Carbon Pricing, Part II
by Qamar Schuyler
You might remember last month, in response to all the talk of Harry and Meghan borrowing Elton John’s private jet a few too many times, we unpacked the Emissions Reduction Fund (ERF) established in Australia as a successor to the controversial carbon tax.
Both are intended to help Australia meet its Kyoto commitment to reduce carbon levels, but approach the goal from different angles. The carbon tax required payments from companies emitting over 25,000 tonnes of CO2 per year, while the ERF is a project financed by the government which directly funds carbon reduction projects, and requires emitters of over 100,000 tonnes of CO2 per year to offset their carbon through a purchase of carbon credits.
While some questions have been raised as to the way the ERF scheme has been implemented, there are also practices at state and local levels that contribute to the nation’s abatement targets. Cara Stitzlein, postdoctoral fellow at CSIRO-Data61, is part of a team that has developed an application called “LOOC-C,” pronounced “look-see”. The app, which launches this month, allows land holders to identify whether their land might be suitable for an ERF project to supply carbon offsets. By using the app, they can quickly assess the ERF-approved possibilities for reducing atmospheric carbon at a specific location. Cara says, “LOOC-C is a great conversation starter that gives the landholder insight into what’s on offer within the ERF for their farm. These practices may provide not only potential carbon credits, but also other benefits for the farmer, for example improved soil stability. If they are interested in pursuing the option further, they can do so with information specific to their farm.” Most projects within the ERF scheme are over a large area, making it difficult for smaller (hobby) farmers to participate. However, the LOOC-C application can be used to understand how implementing small changes can contribute to more sustainable outcomes. Cara says that she’s encouraged at the positive response to this app so far and hopes that other sustainability-minded products can be developed.

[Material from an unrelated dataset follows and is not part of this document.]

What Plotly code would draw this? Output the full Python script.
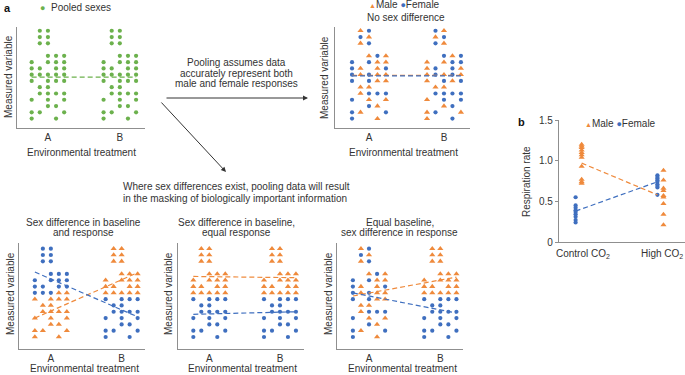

Another exciting area emerging in this field is the concept of Blue Carbon. Narissa Bax, from the Antarctic Seabed Carbon Capture Change project, explained that Blue Carbon is the term for carbon captured by ocean and coastal organisms. Most research in this field focuses on seagrass, marshes, mangroves, or algae, but Narissa’s project attempts to understand the role of deep sea Antarctic organisms in the role of the carbon cycle. Deep sea corals and other organisms take up carbon from the ocean, and eventually become buried in the sediment, thus removing the carbon from circulation for hundreds of years, if not more. While there has been increasing interest in developing opportunities for blue carbon offsets, similar to what exists on land, the field of Blue Carbon is in its infancy. Scientists simply don’t know nearly as much about carbon fluctuations within coastal and ocean ecosystems as they do on land-based systems.
The promise of Blue Carbon, however, is vast; salt marshes reportedly have a carbon-capturing potential 10 times greater than that of undisturbed Amazonian rainforests. Carbon captured in sediments, both coastally and in deep sea Antarctic waters, may remain stored for much longer than on land, because ocean sediments contain much less oxygen than soil on land. And finally, just like on land, the co-benefits to blue carbon capture are many. Just as planting trees can stabilise and enrich soils, protecting mangroves provides shoreline protection and habitat for food fish. ■
This article is part of a series featuring early career researchers; scientists in the beginning phase of their careers.